### Supplied data

○ ○ ○ ○ ○

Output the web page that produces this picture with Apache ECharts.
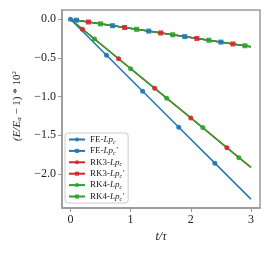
<!DOCTYPE html>
<html><head><meta charset="utf-8">
<script src="https://cdn.jsdelivr.net/npm/echarts@6/dist/echarts.min.js"></script>
<style>html,body{margin:0;padding:0;background:#fff}#c{width:270px;height:255px}</style>
</head><body><div id="c"></div>
<script>
// Data
const xTicks = [0, 1, 2, 3];
const yTicks = [0, -0.5, -1.0, -1.5, -2.0];

const feT = [0, 0.6, 1.2, 1.8, 2.4, 3.0];
const feY = [0, -0.465, -0.93, -1.395, -1.86, -2.325];
const feMarks = [0, 1, 2, 3, 4];

const fePT = [0, 0.1, 0.7, 1.3, 1.9, 2.5, 3.0];
const fePY = [0, -0.012, -0.083, -0.153, -0.224, -0.295, -0.354];
const fePMarks = [1, 2, 3, 4, 5];

const rk3T = [0, 0.2, 0.8, 1.4, 2.0, 2.6, 3.0];
const rk3Y = [0, -0.128, -0.51, -0.893, -1.276, -1.66, -1.914];
const rk3Marks = [1, 2, 3, 4, 5];

const rk3PT = [0, 0.3, 0.9, 1.5, 2.1, 2.7, 3.0];
const rk3PY = [0, -0.035, -0.106, -0.177, -0.248, -0.319, -0.354];
const rk3PMarks = [1, 2, 3, 4, 5];

const rk4T = [0, 0.4, 1.0, 1.6, 2.2, 2.8, 3.0];
const rk4Y = [0, -0.255, -0.638, -1.02, -1.40, -1.79, -1.914];
const rk4Marks = [1, 2, 3, 4, 5];

const rk4PT = [0, 0.5, 1.1, 1.7, 2.3, 2.9, 3.0];
const rk4PY = [0, -0.059, -0.13, -0.2, -0.271, -0.342, -0.354];
const rk4PMarks = [1, 2, 3, 4, 5];

const names = ['FE-Lpc', "FE-Lpc'", 'RK3-Lpc', "RK3-Lpc'", 'RK4-Lpc', "RK4-Lpc'"];
const legendRich = {
  'FE-Lpc': '{n|FE-}{i|Lp}{s|c}',
  "FE-Lpc'": "{n|FE-}{i|Lp}{s|c}{i|′}",
  'RK3-Lpc': '{n|RK3-}{i|Lp}{s|c}',
  "RK3-Lpc'": "{n|RK3-}{i|Lp}{s|c}{i|′}",
  'RK4-Lpc': '{n|RK4-}{i|Lp}{s|c}',
  "RK4-Lpc'": "{n|RK4-}{i|Lp}{s|c}{i|′}"
};

const BLUE = '#1f77b4', RED = '#d62728', GREEN = '#2ca02c';

function mk(name, ts, ys, marks, color, symbol) {
  const data = ts.map((t, i) => {
    const item = { value: [t, ys[i]] };
    if (marks.indexOf(i) < 0) item.symbol = 'none';
    return item;
  });
  return {
    name, type: 'line', data, symbol, symbolSize: 5,
    showSymbol: true, showAllSymbol: true,
    lineStyle: { color, width: 1.5 },
    itemStyle: { color, opacity: 0.9 },
    color, animation: false, emphasis: { disabled: true }
  };
}

const chart = echarts.init(document.getElementById('c'), null, { renderer: 'canvas' });
const serif = 'Liberation Serif';
chart.setOption({
  animation: false,
  grid: { left: 62, right: 10, top: 10, bottom: 47, show: true, borderColor: '#999', borderWidth: 1.5, backgroundColor: 'transparent' },
  xAxis: {
    type: 'value', min: -0.14, max: 3.15,
    name: '{i|t/τ}', nameLocation: 'middle', nameGap: 23,
    nameTextStyle: { rich: { i: { fontFamily: serif, fontStyle: 'italic', fontSize: 12, color: '#222' } } },
    axisLine: { show: true, onZero: false, lineStyle: { color: '#999', width: 1.5 } },
    axisTick: { show: true, length: 4, lineStyle: { color: '#999' }, customValues: xTicks },
    axisLabel: { customValues: xTicks, fontFamily: serif, fontSize: 12, color: '#222', margin: 6, formatter: v => String(v) },
    splitLine: { show: false }
  },
  yAxis: {
    type: 'value', min: -2.44, max: 0.12,
    name: '{i|(E/E}{s|a}{n| − 1) * 10}{p|2}', nameLocation: 'middle', nameGap: 39, nameRotate: 90,
    nameTextStyle: { padding: [0, 0, 0, 6], rich: {
      i: { fontFamily: serif, fontStyle: 'italic', fontSize: 11, color: '#222' },
      n: { fontFamily: serif, fontSize: 11, color: '#222' },
      s: { fontFamily: serif, fontStyle: 'italic', fontSize: 7, color: '#222', verticalAlign: 'bottom', padding: [5, 0, 0, 0] },
      p: { fontFamily: serif, fontSize: 7, color: '#222', verticalAlign: 'top', padding: [0, 0, 5, 0] }
    } },
    axisLine: { show: true, onZero: false, lineStyle: { color: '#999', width: 1.5 } },
    axisTick: { show: true, length: 4, lineStyle: { color: '#999' }, customValues: yTicks },
    axisLabel: { customValues: yTicks, fontFamily: serif, fontSize: 12, color: '#222', margin: 6,
      formatter: v => (v < 0 ? '−' : '') + Math.abs(v).toFixed(1) },
    splitLine: { show: false }
  },
  legend: {
    orient: 'vertical', left: 65, top: 133,
    data: names,
    itemWidth: 16, itemHeight: 5, itemGap: 0.4,
    backgroundColor: '#fff', borderColor: '#ccc', borderWidth: 1, borderRadius: 3,
    padding: [1, 4, 1, 3],
    formatter: n => legendRich[n],
    textStyle: { fontFamily: serif, fontSize: 9, color: '#222', lineHeight: 11, rich: {
      n: { fontFamily: serif, fontSize: 9, color: '#222', lineHeight: 11 },
      i: { fontFamily: serif, fontStyle: 'italic', fontSize: 9, color: '#222', lineHeight: 11 },
      s: { fontFamily: serif, fontStyle: 'italic', fontSize: 6, color: '#222', lineHeight: 11, verticalAlign: 'bottom', padding: [3, 0, 0, 0] }
    } }
  },
  series: [
    mk(names[0], feT, feY, feMarks, BLUE, 'circle'),
    mk(names[1], fePT, fePY, fePMarks, BLUE, 'rect'),
    mk(names[2], rk3T, rk3Y, rk3Marks, RED, 'circle'),
    mk(names[3], rk3PT, rk3PY, rk3PMarks, RED, 'rect'),
    mk(names[4], rk4T, rk4Y, rk4Marks, GREEN, 'circle'),
    mk(names[5], rk4PT, rk4PY, rk4PMarks, GREEN, 'rect')
  ]
});
</script></body></html>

○ ○ ○ ○ ○

### Requirement
All of the material above needs to be restated exactly, with no pictures.

### The response
Output the web page that produces this picture with Apache ECharts.
<!DOCTYPE html>
<html><head><meta charset="utf-8">
<script src="https://cdn.jsdelivr.net/npm/echarts@6/dist/echarts.min.js"></script>
<style>html,body{margin:0;padding:0;background:#fff}#c{width:270px;height:255px}</style>
</head><body><div id="c"></div>
<script>
// Data
const xTicks = [0, 1, 2, 3];
const yTicks = [0, -0.5, -1.0, -1.5, -2.0];

const feT = [0, 0.6, 1.2, 1.8, 2.4, 3.0];
const feY = [0, -0.465, -0.93, -1.395, -1.86, -2.325];
const feMarks = [0, 1, 2, 3, 4];

const fePT = [0, 0.1, 0.7, 1.3, 1.9, 2.5, 3.0];
const fePY = [0, -0.012, -0.083, -0.153, -0.224, -0.295, -0.354];
const fePMarks = [1, 2, 3, 4, 5];

const rk3T = [0, 0.2, 0.8, 1.4, 2.0, 2.6, 3.0];
const rk3Y = [0, -0.128, -0.51, -0.893, -1.276, -1.66, -1.914];
const rk3Marks = [1, 2, 3, 4, 5];

const rk3PT = [0, 0.3, 0.9, 1.5, 2.1, 2.7, 3.0];
const rk3PY = [0, -0.035, -0.106, -0.177, -0.248, -0.319, -0.354];
const rk3PMarks = [1, 2, 3, 4, 5];

const rk4T = [0, 0.4, 1.0, 1.6, 2.2, 2.8, 3.0];
const rk4Y = [0, -0.255, -0.638, -1.02, -1.40, -1.79, -1.914];
const rk4Marks = [1, 2, 3, 4, 5];

const rk4PT = [0, 0.5, 1.1, 1.7, 2.3, 2.9, 3.0];
const rk4PY = [0, -0.059, -0.13, -0.2, -0.271, -0.342, -0.354];
const rk4PMarks = [1, 2, 3, 4, 5];

const names = ['FE-Lpc', "FE-Lpc'", 'RK3-Lpc', "RK3-Lpc'", 'RK4-Lpc', "RK4-Lpc'"];
const legendRich = {
  'FE-Lpc': '{n|FE-}{i|Lp}{s|c}',
  "FE-Lpc'": "{n|FE-}{i|Lp}{s|c}{i|′}",
  'RK3-Lpc': '{n|RK3-}{i|Lp}{s|c}',
  "RK3-Lpc'": "{n|RK3-}{i|Lp}{s|c}{i|′}",
  'RK4-Lpc': '{n|RK4-}{i|Lp}{s|c}',
  "RK4-Lpc'": "{n|RK4-}{i|Lp}{s|c}{i|′}"
};

const BLUE = '#1f77b4', RED = '#d62728', GREEN = '#2ca02c';

function mk(name, ts, ys, marks, color, symbol) {
  const data = ts.map((t, i) => {
    const item = { value: [t, ys[i]] };
    if (marks.indexOf(i) < 0) item.symbol = 'none';
    return item;
  });
  return {
    name, type: 'line', data, symbol, symbolSize: 5,
    showSymbol: true, showAllSymbol: true,
    lineStyle: { color, width: 1.5 },
    itemStyle: { color, opacity: 0.9 },
    color, animation: false, emphasis: { disabled: true }
  };
}

const chart = echarts.init(document.getElementById('c'), null, { renderer: 'canvas' });
const serif = 'Liberation Serif';
chart.setOption({
  animation: false,
  grid: { left: 62, right: 10, top: 10, bottom: 47, show: true, borderColor: '#999', borderWidth: 1.5, backgroundColor: 'transparent' },
  xAxis: {
    type: 'value', min: -0.14, max: 3.15,
    name: '{i|t/τ}', nameLocation: 'middle', nameGap: 23,
    nameTextStyle: { rich: { i: { fontFamily: serif, fontStyle: 'italic', fontSize: 12, color: '#222' } } },
    axisLine: { show: true, onZero: false, lineStyle: { color: '#999', width: 1.5 } },
    axisTick: { show: true, length: 4, lineStyle: { color: '#999' }, customValues: xTicks },
    axisLabel: { customValues: xTicks, fontFamily: serif, fontSize: 12, color: '#222', margin: 6, formatter: v => String(v) },
    splitLine: { show: false }
  },
  yAxis: {
    type: 'value', min: -2.44, max: 0.12,
    name: '{i|(E/E}{s|a}{n| − 1) * 10}{p|2}', nameLocation: 'middle', nameGap: 39, nameRotate: 90,
    nameTextStyle: { padding: [0, 0, 0, 6], rich: {
      i: { fontFamily: serif, fontStyle: 'italic', fontSize: 11, color: '#222' },
      n: { fontFamily: serif, fontSize: 11, color: '#222' },
      s: { fontFamily: serif, fontStyle: 'italic', fontSize: 7, color: '#222', verticalAlign: 'bottom', padding: [5, 0, 0, 0] },
      p: { fontFamily: serif, fontSize: 7, color: '#222', verticalAlign: 'top', padding: [0, 0, 5, 0] }
    } },
    axisLine: { show: true, onZero: false, lineStyle: { color: '#999', width: 1.5 } },
    axisTick: { show: true, length: 4, lineStyle: { color: '#999' }, customValues: yTicks },
    axisLabel: { customValues: yTicks, fontFamily: serif, fontSize: 12, color: '#222', margin: 6,
      formatter: v => (v < 0 ? '−' : '') + Math.abs(v).toFixed(1) },
    splitLine: { show: false }
  },
  legend: {
    orient: 'vertical', left: 65, top: 133,
    data: names,
    itemWidth: 16, itemHeight: 5, itemGap: 0.4,
    backgroundColor: '#fff', borderColor: '#ccc', borderWidth: 1, borderRadius: 3,
    padding: [1, 4, 1, 3],
    formatter: n => legendRich[n],
    textStyle: { fontFamily: serif, fontSize: 9, color: '#222', lineHeight: 11, rich: {
      n: { fontFamily: serif, fontSize: 9, color: '#222', lineHeight: 11 },
      i: { fontFamily: serif, fontStyle: 'italic', fontSize: 9, color: '#222', lineHeight: 11 },
      s: { fontFamily: serif, fontStyle: 'italic', fontSize: 6, color: '#222', lineHeight: 11, verticalAlign: 'bottom', padding: [3, 0, 0, 0] }
    } }
  },
  series: [
    mk(names[0], feT, feY, feMarks, BLUE, 'circle'),
    mk(names[1], fePT, fePY, fePMarks, BLUE, 'rect'),
    mk(names[2], rk3T, rk3Y, rk3Marks, RED, 'circle'),
    mk(names[3], rk3PT, rk3PY, rk3PMarks, RED, 'rect'),
    mk(names[4], rk4T, rk4Y, rk4Marks, GREEN, 'circle'),
    mk(names[5], rk4PT, rk4PY, rk4PMarks, GREEN, 'rect')
  ]
});
</script></body></html>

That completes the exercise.